In the interview, Professor Su welcomed the opportunity to discuss the well-known People's Daily commentary, ``Theory and Practice,'' published late last year. The unsigned essay which appeared on the front page of that official voice of the Chinese Communist Party on Dec. 7 was widely interpreted in the West as a declaration that Marxist teachings were obsolete and that Chinese leaders were abandoning Marx.

A key passage in the commentary said: ``[Marx's] works were written over 100 years ago. Some of his assumptions were based on conditions of that time. Great changes have taken place and some of these assumptions are not necessarily appropriate today. . . . We cannot expect the writings of Marx and Lenin written in their time to solve all our present-day problems.''

The ``all'' in the last sentence was added in a discreet correction the following day.

Professor Su fully supports the People's Daily view, saying that there was nothing new in it because it was consistent with the policies and statements of Deng Xiaoping since late 1978, which have followed a less dogmatic line. Even so, the article generated a wave of euphoria thoughout the capitalist world since many people took it to mean China was leaving Marx behind.

So just what sort of Marxism is it that discards some of that great theorist's assumptions and conclusions?

``Creative Marxism'' means applying Marx's standpoint and methods to Chinese circumstances while perfecting the practical application of his theories, Su said academically. He noted that this was Mao's most important political achievement during his years at Yenan (1937-1947), when he rejected the rigid formulations of the Moscow-appointed party leaders and adopted a more flexible, sinicized Marxist doctrine.

``After the Opium War of 1840, Chinese history was a humiliated history,'' he said. ``How to revitalize the Chinese nation? We looked at different roads. The Kuomintang [Nationalist government] took the capitalist road for more than 20 years and proved that it does not work. The Chinese Communist Party persisted in Marxism. . . . Facts proved that whenever we correctly persist in this road, we will win. . . .'' he said.

Su concedes that the prestige of the Communist Party faltered as a result of the ``setbacks'' of the Great Leap Forward (1957-59) and the Cultural Revolution (1966-76). But he claims that since the late 1970s, the tide has turned.

``Since we have improved the living standard of the people [after 1978], the prestige of the party is going up and up because people are taking truth [results] as the criterion and not rhetoric,'' he said.
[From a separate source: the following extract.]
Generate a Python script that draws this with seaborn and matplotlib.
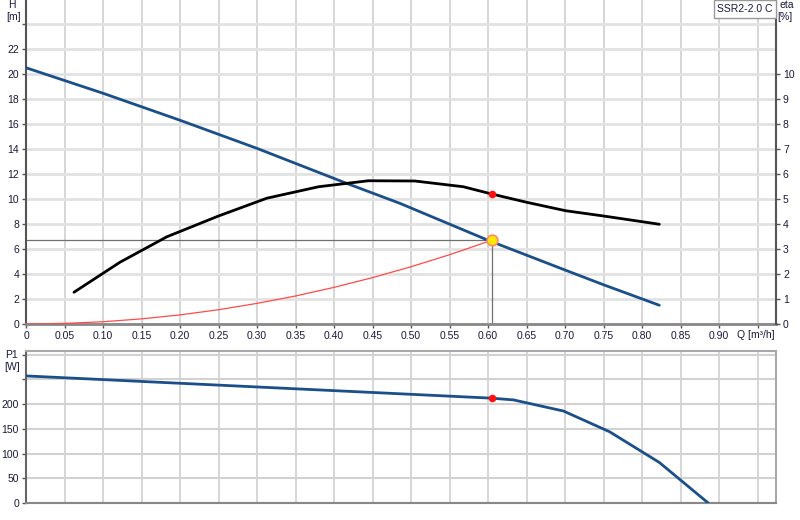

``What is the main purpose of socialism?'' he asked rhetorically. ``It was not clear in China for a long time. Now it is clear. It is to develop the productive forces of the economy. . . . This is the central task of our party.''

This view has been forcefully advanced by Communist Party Secretary Hu Yaobang.

The extent to which all this dictates political distance from the Soviet Union is a delicate subject.

``Other socialist countries have misunderstood and misapplied Marxism: They didn't follow creative Marxism and didn't integrate Marxism with their own country's reality,'' Su said, without naming any socialist country.

A 1949 graduate of the Nanking Institute of Economics, Su is a thoughtful listener who seems to enjoy political discussions, or at least doesn't avoid them the way most Chinese prefer to do.

As an editor in the People's Daily theoretical department for 16 years before becoming deputy director of his institute in 1979, Su is well acquainted with the evolution of Marxist thought in China. His writings are direct and confront issues in ways familiar to Westerners.

Chinese Marxists must combat the criticism that ``communism is but a dim illusion,'' he wrote in an essay that has been translated and published in Western Europe and Japan. The statement partly defines his mission in the United States.

One big advantage for Su in discussions with foreigners is his knowledge of Western economic and political theory. For more than three decades, only a few privileged Chinese scholars have had access to works other than the Marxist classics and those by orthodox Soviet and Chinese Marxists.

This isolation has contributed to the lifeless style and unconvincing reasoning of many contemporary Chinese political writings and has limited the possibilities for dialogue with the non-Marxist world.

As a Marxist, Su explained that his idealism is based on the familiar materialist premise that man's starting point is social (material) being and that man's emancipation involves his freedom from class oppression and alienation, as defined by Marx, and ultimates in the perfection of his social (material) order.

Religion, in his opinion, is a form of alienation since, in Marxist terms, it springs from ignorance and superstition.

In recent years, Su has traveled to Britain, France, Japan (twice), Italy (three times), Yugoslavia (six times), Romania, and Hungary. This year he also expects to visit East Germany. His view that China has something to learn from Western political thinkers, both Marxist and non-Marxist, as well as from the experience of socialist and capitalist countries, was considered heretical until a few years ago.

``We get materials and sum up the experiences of these countries,'' he said, ``but we do not copy their models.''

There are still tests ahead for Su's theory. More than 100 of his essays have appeared in such reform-minded publications as the People's Daily and his own institute's quarterly journal, Research on Marxism. Yet none has appeared in Red Flag, the party's leading theoretical journal controlled by the propaganda department of the party's Central Committee.

When the editors of Red Flag accept his views, he will have something to celebrate. And so will Deng Xiaoping.